Monday, April 2, 2012

Part Of Me

There's been so much controversy here in the autism community lately about what's okay to say and who has the rights to say it.  I think that it's always best to try to not be offensive to others, but free speech is so important to me that I believe that everyone has a right to express how they feel, even if it's something I vehemently disagree with.  I still want to hear your side. I want to know what is behind those opinions, those thoughts.  Strong words usually have a story behind them. I want to hear that story and understand what has caused you to take such a strong stance.  I want to hear what makes you think that autism sucks, or why you hate it.  I want to know why some of you feel that only the parents of children with severe autism have a reason to feel angry, or the only ones that can really understand 'true' autism.

Usually, when I try to listen I get past the words to the emotions.  These emotions are strong. Sometimes, they are desperate ones. Sometimes, they are angry over lost time, money, health. Sometimes, they are sad. They are sad for what they think or even know their child endures daily. Sometimes, these emotions are from fear. Fear of who will care for their child when/if they die. Fear for the every second their child is out of their sight, because you know that in their lifetime there is a very, very, very high percentage of abuse and that teachers, carers, peers, and others will target your child due to their vulnerability.  You know that many will never understand your child.  Sometimes, it's a feeling of deep sadness, because you know your child is sad. You know how much they yearn for a friend, and to be accepted and you see that autism is what's stopping that from happening. As parents, we feel so strongly a need to take away these struggles from our kids. We want so much for them to be happy. Sometimes, the parents are just exhausted. They need sleep and they need a break.  There's so much worry that accompanies the parents of autistic children, even when they grow up. You see autism as the problem. If there were no autism, then these problems wouldn't exist.

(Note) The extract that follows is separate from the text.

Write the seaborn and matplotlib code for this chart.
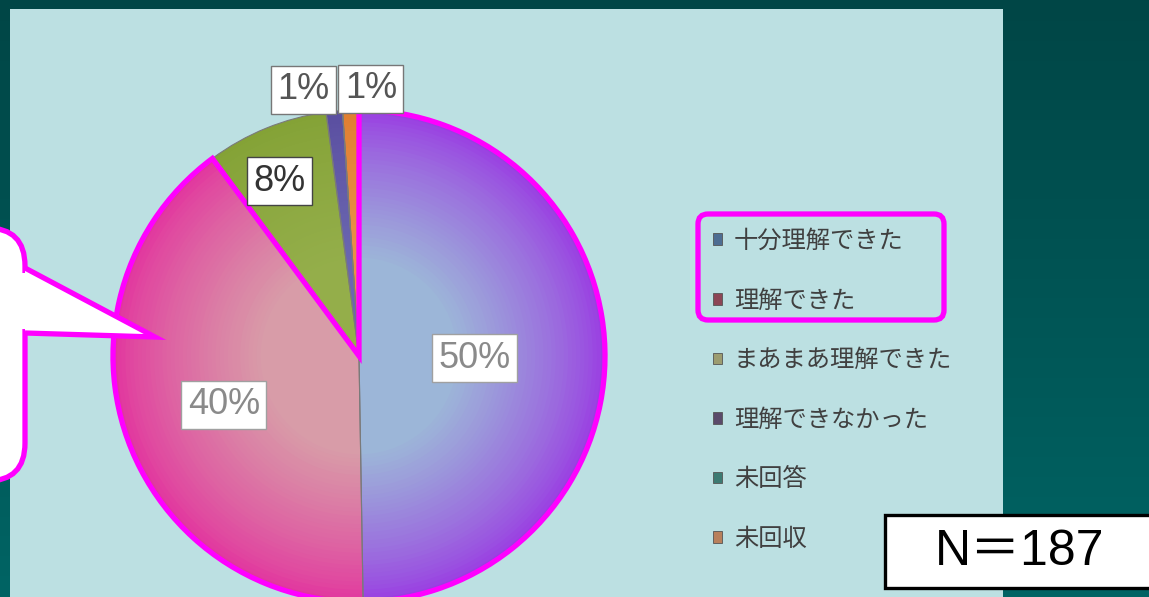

But, autism does exist. It's a part of me and not separable from me, or my sons.  If someone gets upset about one of my autistic behaviors, I feel they are upset with me. When they hate autism, they hate a part of me. That makes it feel shameful, and bad. Like, something I need to hide away. In doing this, I have carried so much extra burden and self hate. I am now at a place in my life where I am tired of carrying it.  My neurological differences are not shameful.  They are just different. I need to put this extra weight down and relieve myself from carrying these expectations of what society says I should be.  Not because I think autism is something spectacular, but because it's part of who I am and it's not going anywhere. I may as well accept it.  I can't change it.  I can't change the fact that Beans will likely never speak, and may not even be potty trained as an adult. I can't change that Bubby may never go to sleepovers with other boys or be able to read other people's intentions. It is what it is. Some days are good. Some days aren't.  Some days coping seems to be all I can do. I always want my boys to think of themselves as someone who is loved, and deserving of the same respect everyone else is.  I want them to know that their differences may make them different, but still people of value.  I don't ever  describe the using words that are negative. I don't want them to see themselves that way and I sure as hell don't want society thinking of them that way.  Sometimes, I hate it when Beans chews up my power cord to my laptop, or pees on the floor.  I hate the situation , not the autism.  I hate when Bubby throws a fit over a routine change.  I hate the situation, not the autism.  I hate when I go to a social occasion and end up mute, not being able to join in socially, even if I want to.  I hate the situation, not my autism, and subsequently myself. 

That's my take. As I said, always happy to hear others.  Life is guaranteed to come with struggles.  Some more painful, than others. Some, seeming more unfair than others, but we all have our own. Please try to remember that when speaking to others.